Kedua, Santoso adalah simbol sekaligus simpul perlawanan kelompok ekstremis di belantara hutan Poso selama ini. Maka jika benar Santoso meninggal tentu sangat berpengaruh signifikan pada eksistensi kelompok sipil bersenjata tersebut.
"Sisa-sisa kelompok Santoso sangat mungkin terdiaspora, memudar menyerahkan diri atau melakukan aksi nekat balasan secara sporadis," kata Harits.
Ketiga, di Indonesia ada tiga tempat 'seksi' untuk gerilya yaitu Sulawesi, Aceh dan Papua.

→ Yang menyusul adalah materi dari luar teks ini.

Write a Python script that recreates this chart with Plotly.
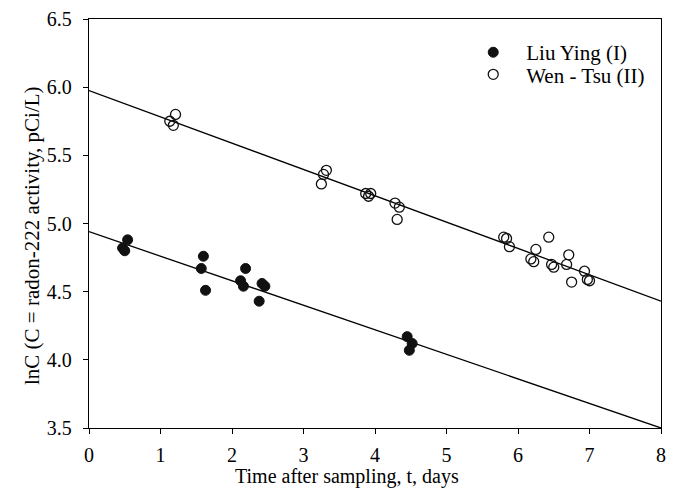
import plotly.graph_objects as go

# Liu Ying (I) - filled circles
liu_x = [0.47, 0.50, 0.54, 1.60, 1.57, 1.63, 2.19, 2.12, 2.16, 2.42, 2.46, 2.38, 4.45, 4.52, 4.48]
liu_y = [4.82, 4.80, 4.88, 4.76, 4.67, 4.51, 4.67, 4.58, 4.54, 4.56, 4.54, 4.43, 4.17, 4.12, 4.07]

# Wen - Tsu (II) - open circles
wen_x = [1.21, 1.13, 1.18, 3.32, 3.28, 3.25, 3.87, 3.91, 3.94, 4.28, 4.34, 4.31,
         5.80, 5.84, 5.88, 6.43, 6.25, 6.18, 6.22, 6.47, 6.50, 6.71, 6.68, 6.75, 6.93, 6.97, 7.00]
wen_y = [5.80, 5.75, 5.72, 5.39, 5.36, 5.29, 5.22, 5.20, 5.22, 5.15, 5.12, 5.03,
         4.90, 4.89, 4.83, 4.90, 4.81, 4.74, 4.72, 4.70, 4.68, 4.77, 4.70, 4.57, 4.65, 4.59, 4.58]

# Fitted lines (intercept, slope)
fit_x = [0, 8]
liu_fit = (4.94, -0.180)
wen_fit = (5.975, -0.193)

x_ticks = [0, 1, 2, 3, 4, 5, 6, 7, 8]
y_ticks = [3.5, 4.0, 4.5, 5.0, 5.5, 6.0, 6.5]

FONT = "Liberation Serif"

fig = go.Figure()
for (b, m) in (liu_fit, wen_fit):
    fig.add_trace(go.Scatter(x=fit_x, y=[b + m * v for v in fit_x], mode="lines",
                             line=dict(color="black", width=1.3), showlegend=False,
                             hoverinfo="skip"))

fig.add_trace(go.Scatter(x=liu_x, y=liu_y, mode="markers", name="Liu Ying (I)",
                         legend="legend",
                         marker=dict(symbol="circle", size=10, color="#111111",
                                     line=dict(color="#111111", width=1))))
fig.add_trace(go.Scatter(x=wen_x, y=wen_y, mode="markers", name="Wen - Tsu (II)",
                         legend="legend2",
                         marker=dict(symbol="circle-open", size=10, color="#111111",
                                     line=dict(color="#111111", width=1.3))))

axis_common = dict(showgrid=False, zeroline=False, showline=True, linecolor="black",
                   linewidth=1.3, mirror=True, ticks="outside", ticklen=5, tickwidth=1.2,
                   tickcolor="black", automargin=False,
                   tickfont=dict(family=FONT, size=20, color="black"))

fig.update_xaxes(range=[0, 8], tickvals=x_ticks, ticktext=[str(v) for v in x_ticks],
                 ticklabelstandoff=4, **axis_common)
fig.update_yaxes(range=[3.5, 6.5], tickvals=y_ticks, ticktext=[f"{v:.1f}" for v in y_ticks],
                 ticklabelstandoff=7, **axis_common)

leg_common = dict(xanchor="left", yanchor="top", bgcolor="rgba(0,0,0,0)",
                  font=dict(family=FONT, size=21, color="black"), itemwidth=56)

fig.update_layout(
    width=675, height=489,
    margin=dict(l=89, r=14, t=19, b=61, autoexpand=False),
    plot_bgcolor="white", paper_bgcolor="white",
    font=dict(family=FONT, size=20, color="black"),
    legend=dict(x=0.649, y=0.968, **leg_common),
    legend2=dict(x=0.649, y=0.914, **leg_common),
    annotations=[
        dict(text="Time after sampling, t, days", xref="paper", yref="paper",
             x=(347 - 89) / 572, y=-0.119, xanchor="center", yanchor="middle",
             showarrow=False, font=dict(family=FONT, size=20, color="black")),
        dict(text="lnC (C = radon-222 activity, pCi/L)", xref="paper", yref="paper",
             x=(32 - 89) / 572, y=(428 - 236) / 409, xanchor="center", yanchor="middle",
             textangle=-90, showarrow=False,
             font=dict(family=FONT, size=21, color="black")),
    ],
)

fig.write_html("out.html")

Ketika sosok Santoso tidak ada lagi maka otomatis Poso (Sulawesi) menjadi pilihan kelompok tertentu sebagai basis perlawanan akan memudar.
Sementara saat ini untuk Aceh sudah gagal dijadikan basis.Tinggal Papua menjadi tempat berlindung kelompok teroris Organisasi Papua Merdeka (OPM) yang masih eksis.
Keempat, banyak pihak berharap tidak adalagi 'Santoso-Santoso' baru. Baik karena pilihan pribadi dengan latar belakang dendam atau kreasi dari kelompok tertentu karena visi politiknya ke depan.
Diharapkan juga tidak ada kesengajaan pihak tertentu mencap 'Santoso' baru dengan narasi berlebihan agar drama perang atas terorisme terus berjalan kontinu.
Kelima, berharap operasi Tinombala segera di hentikan jika target utama Santoso perlawananya bisa disudahi. Karena rakyat Poso butuh ketenangan lahir batin, masyarakat butuh hidup normal dalam aspek perekonomian dan aspek lainnya. Yang lebih penting, masyarakat Poso tidak ingin daerahnya dilabeli basis teroris terus menerus.
Keenam, soal terorisme lebih banyak orang dengan mindset justifikasi dan condong bicara penindakan tapi abai kepada membaca akar dan semua variabel stimulan dari fenomena terorisme secara holistik. Hal ini, kata Harits, tidak terkecuali dengan kasus terorisme di Poso.
Oleh karena itu tantangan ke depan adalah bagaimana mengkonstruksi sikap yang proporsional dengan disengagement of violence (menjauhkan seseorang dari aksi-aksi kekerasan).
"Itu lebih utama dibanding bicara enforcement (penindakan) karena fenomena terorisme di Indonesia mengalami transformasi sedemikian rupa," ujarnya.